Israël est le théâtre d'un psychodrame politique dont le dénouement pourrait n'être connu qu'à l'ultime minute, à minuit (21H00 GMT), quand expirera le délai imparti à M. Netanyahu pour conclure un accord de gouvernement avec ses partenaires de droite.
Or, les discussions menées par M. Netanyahu sont dans l'impasse. Si elles échouent, le président Reuven Rivlin qui avait confié ce mandat à M. Netanyahu après la victoire de la droite aux législatives du 9 avril pourrait théoriquement donner sa chance à un autre que lui.
Tout semble indiquer que M. Netanyahu, au pouvoir depuis dix ans sans discontinuer et plus de 13 ans au total, ne le laissera pas faire. C'est rien de moins que la survie de cette figure dominante au point d'en paraître imbattable --mais aujourd'hui menacée d'inculpation pour corruption-- qui est en jeu, estiment les analystes politiques.
Pour couper l'herbe sous le pied du président, les alliés de Benjamin Netanyahu pourraient voter avant l'échéance de minuit une loi de dissolution du Parlement (Knesset) 50 jours après son élection.
Les Israéliens retourneraient alors voter, a priori entre fin août et septembre.
Ce serait une première dans l'histoire d'Israël, et les ennuis judiciaires de M. Netanyahu en seraient largement considérés comme un facteur primordial.
En l'état, l'issue de la crise demeure totalement incertaine. Israël et M. Netanyahu sont coutumiers des accords de dernière minute. En 2015 déjà, le Premier ministre était parvenu in extremis à ses fins.
Benjamin Netanyahu cherche à rassembler la majorité théorique de 65 sièges de droite (sur 120 au total) sortie des urnes le 9 avril.
Parmi eux: les cinq mandats parlementaires du parti laïc et nationaliste Israel Beiteinou et les 16 des deux partis ultra-orthodoxes représentant les quelque 10% d'Israéliens observant rigoureusement les règles du judaïsme.
Question de principe
Les négociations sont bloquées par le vieil antagonisme entre le parti nationaliste et laïc Israel Beiteinou et les ultra-orthodoxes, autour d'un sujet social qui résiste au temps: l'exemption de service militaire dont bénéficient des dizaines de milliers d'étudiants des écoles talmudiques.
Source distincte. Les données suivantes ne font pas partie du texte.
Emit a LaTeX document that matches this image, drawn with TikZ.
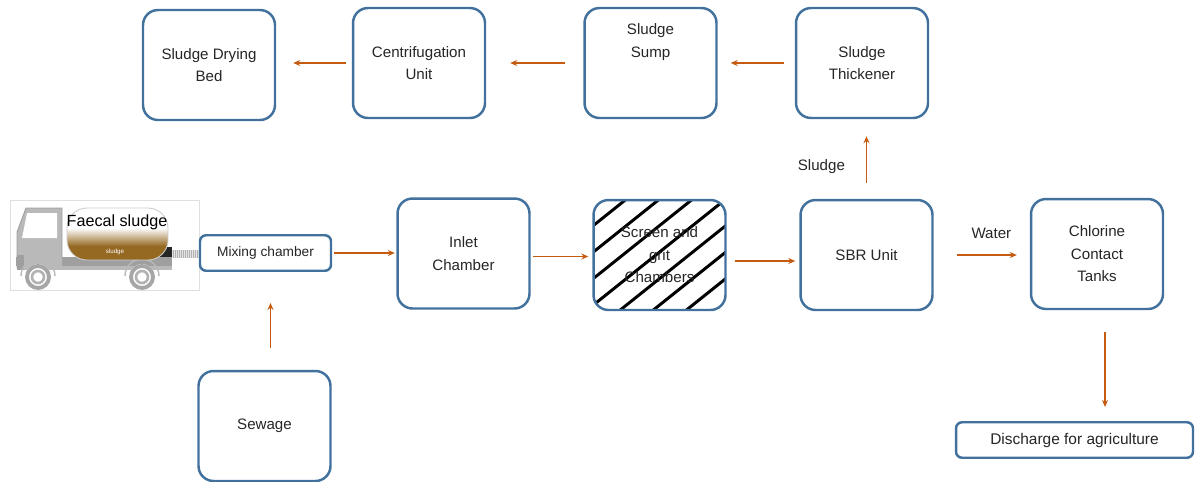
\documentclass[tikz,border=0pt]{standalone}
\usepackage{fontspec}
\setmainfont{Liberation Sans}
\usetikzlibrary{arrows.meta}
\definecolor{boxblue}{RGB}{65,113,156}
\definecolor{flowbrown}{RGB}{197,90,17}
\definecolor{tankbrown}{RGB}{150,105,35}
\definecolor{textgrey}{RGB}{38,38,38}
\begin{document}
\begin{tikzpicture}[
    x=0.02cm, y=-0.02cm,
    >=Stealth,
    unit/.style={
        draw=boxblue,
        line width=1.4pt,
        rounded corners=0.3cm,
        fill=white,
        align=center,
        text=textgrey,
        font=\fontsize{8.6}{12.8}\selectfont,
        minimum width=2.64cm,
        minimum height=2.2cm
    },
    chamber/.style={
        draw=boxblue,
        line width=1.4pt,
        rounded corners=0.12cm,
        fill=white,
        align=center,
        text=textgrey,
        minimum height=0.71cm
    },
    hatched/.style={
        path picture={
            \foreach \k [evaluate=\k as \ya using 0.6-0.53*\k,
                         evaluate=\k as \yb using 2.936-0.53*\k] in {0,...,7}
                \draw[black, line width=1.7pt]
                    ([shift={(-1.31cm,\ya cm)}]path picture bounding box.center) --
                    ([shift={(1.61cm,\yb cm)}]path picture bounding box.center);
        }
    },
    flow/.style={
        draw=flowbrown,
        line width=0.8pt,
        arrows={-Stealth[length=1.4mm,width=1.2mm]}
    },
    tag/.style={text=textgrey, font=\fontsize{8.6}{10}\selectfont}
]
\useasboundingbox (0,0) rectangle (1195,481);

% TANKER TRUCK
\draw[gray!25, line width=0.5pt] (10,200) rectangle (199,290);
\fill[gray!60] (166,250) rectangle (199,258);
\foreach \x in {168,170,...,198}
    \draw[gray!20, line width=0.3pt] (\x,250) -- (\x,258);
\fill[black!85] (156,247) rectangle (172,259);
\fill[gray!75] (16,257) rectangle (172,266);
\fill[gray!55] (17,266) rectangle (172,270);
\fill[gray!55] (17,268) -- (17,232) -- (26,208) -- (62,208) -- (62,268) -- cycle;
\draw[gray!75, line width=0.5pt] (17,268) -- (17,232) -- (26,208) -- (62,208) -- (62,257);
\fill[gray!75] (17,255) rectangle (24,270);
\fill[white] (22,238) -- (27,213) -- (57,213) -- (57,238) -- cycle;
\foreach \wx in {38,142} {
    \draw[gray!55, line width=0.8pt] (\wx-17,276) arc (180:360:17);
    \fill[white] (\wx,277) circle (13);
    \draw[gray!70, line width=2.2pt] (\wx,277) circle (11);
    \draw[gray!60, line width=1.5pt] (\wx,277) circle (6);
}
\begin{scope}
    \clip[rounded corners=0.4cm] (67,208) rectangle (168,260);
    \fill[white] (67,208) rectangle (168,260);
    \shade[top color=white, bottom color=tankbrown] (67,228) rectangle (168,246);
    \fill[tankbrown] (67,246) rectangle (168,260);
\end{scope}
\draw[gray!40, line width=0.5pt, rounded corners=0.4cm] (67,208) rectangle (168,260);
\node[text=black, font=\fontsize{9.2}{10}\selectfont] (tanklabel) at (117,222) {Faecal sludge};
\node[text=white, font=\fontsize{3.5}{4}\selectfont] (tanksludge) at (115,252) {sludge};

% MAIN LINE
\node[chamber, minimum width=2.62cm, font=\fontsize{7.8}{9}\selectfont] (mixing) at (265.5,253) {Mixing chamber};
\node[unit] (inlet) at (463.5,253.5) {Inlet\\Chamber};
\node[unit, hatched] (screen) at (659.5,255) {Screen and\\grit\\Chambers};
\node[unit] (sbr) at (866.5,255) {SBR Unit};
\node[unit] (chlorine) at (1097,254) {Chlorine\\Contact\\Tanks};
\node[chamber, minimum width=4.74cm, font=\fontsize{8.8}{10}\selectfont] (discharge) at (1074.5,440) {Discharge for agriculture};
\node[unit] (sewage) at (264.5,426) {Sewage};

\draw[flow, shorten <=0.04cm, shorten >=0.03cm] (mixing.east) -- (mixing.east -| inlet.west);
\draw[flow, shorten <=0.04cm, shorten >=0.08cm] ([yshift=-0.06cm]inlet.east) -- ([yshift=-0.06cm]inlet.east -| screen.west);
\draw[flow, shorten <=0.16cm, shorten >=0.08cm] ([yshift=-0.12cm]screen.east) -- ([yshift=-0.12cm]screen.east -| sbr.west);
\draw[flow, shorten <=0.46cm, shorten >=0.26cm] (sbr.east) -- (sbr.east -| chlorine.west)
    node[tag, pos=0.6, above=0.2cm] (water) {Water};
\draw[flow, shorten <=0.44cm, shorten >=0.62cm] ([xshift=0.12cm]sewage.north) -- ([xshift=0.12cm]sewage.north |- mixing.south);
\draw[flow, shorten <=0.44cm, shorten >=0.28cm] ([xshift=0.16cm]chlorine.south) -- ([xshift=0.16cm]chlorine.south |- discharge.north);

% SLUDGE LINE
\node[unit] (dryingbed) at (209,65) {Sludge Drying\\Bed};
\node[unit] (centrifuge) at (419,63) {Centrifugation\\Unit};
\node[unit] (sump) at (650.5,63) {Sludge\\Sump\\\mbox{}\\\mbox{}};
\node[unit] (thickener) at (862,63) {Sludge\\Thickener};

\draw[flow, shorten <=0.32cm, shorten >=0.34cm] (sbr.north) -- (sbr.north |- thickener.south)
    node[tag, pos=0.4, left=0.3cm] (sludge) {Sludge};
\draw[flow, shorten <=0.22cm, shorten >=0.26cm] (thickener) -- (sump);
\draw[flow, shorten <=0.36cm, shorten >=0.48cm] (sump) -- (centrifuge);
\draw[flow, shorten <=0.12cm, shorten >=0.34cm] (centrifuge.west) -- (centrifuge.west -| dryingbed.east);

\end{tikzpicture}
\end{document}
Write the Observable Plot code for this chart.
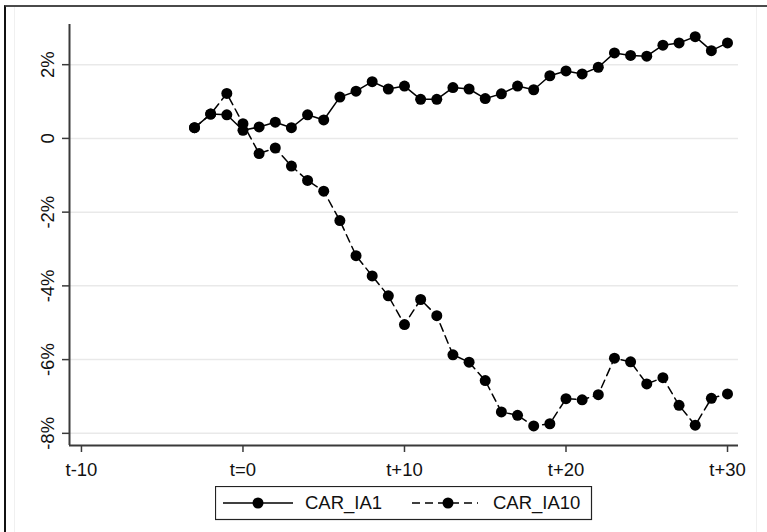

Dans un pays où tous, sauf exception, sont soumis à la conscription, ce régime de faveur est perçu par beaucoup comme une injustice.
Sur ce sujet, Benjamin Netanyahu se heurte à un mur en la personne d'Avigdor Lieberman, chef d'Israël Beiteinou, personnalité éminente chez les centaines de milliers d'Israéliens originaires de l'ex-URSS, qui dirigea le bureau du Premier ministre Netanyahu en 1996-97 et était encore son ministre de la Défense en 2018.
M. Lieberman exige pour participer au gouvernement l'engagement que sera votée, telle qu'il l'avait proposée quand il était à la Défense, une loi annulant l'exemption systématique des ultra-orthodoxes.
Il a répété lundi soir sur Facebook qu'il n'avait "pas l'intention de renoncer (aux) principes" du parti.
Le Likoud, parti de M. Netanyahu, l'a désigné comme une cible politique. "Je pensais avoir tout vu en politique mais j'ai été surpris par l'intensité des pressions, de la paranoïa et des spéculations auxquelles j'ai été exposé", a dit M. Lieberman.
Gâchis
Devant son intransigeance, le Likoud a continué à préparer le terrain à la dissolution de la Knesset, augmentant la pression sur les discussions.
Une loi de dissolution a été adoptée mardi en première lecture. Une commission a validé mardi soir le texte en vue d'un vote définitif en deuxième et troisième lectures mercredi après-midi. Un débat sur la dissolution est programmé à partir de midi (09H00 GMT).
Le Likoud a aussi approuvé mardi soir de faire liste commune avec le parti centriste Koulanou lors d'éventuelles élections. Cette alliance sécurise a priori les quatre voix de Koulanou en faveur d'une dissolution.
Des voix s'élèvent pour dénoncer le gâchis d'argent et d'énergie politique que constitueraient de nouvelles élections.
Un représentant du ministère des Finances cité dans la presse a évoqué une somme d'au moins 475 millions de shekels (117 millions d'euros) pour la dissolution et le scrutin. S'y ajouterait le manque à gagner considérable infligé par la perte d'une journée de travail -on ne travaille pas les jours de vote en Israël.
L'éventualité que M. Netanyahu se retire, ouvrant éventuellement la voie à un gouvernement d'union sans lui, semble exclue. Ses adversaires l'accusent de s'accrocher à son poste pour faire voter des textes le protégeant des poursuites.
Il est menacé d'inculpation dans trois affaires de corruption. Il clame son innocence et dénonce une "chasse aux sorcières".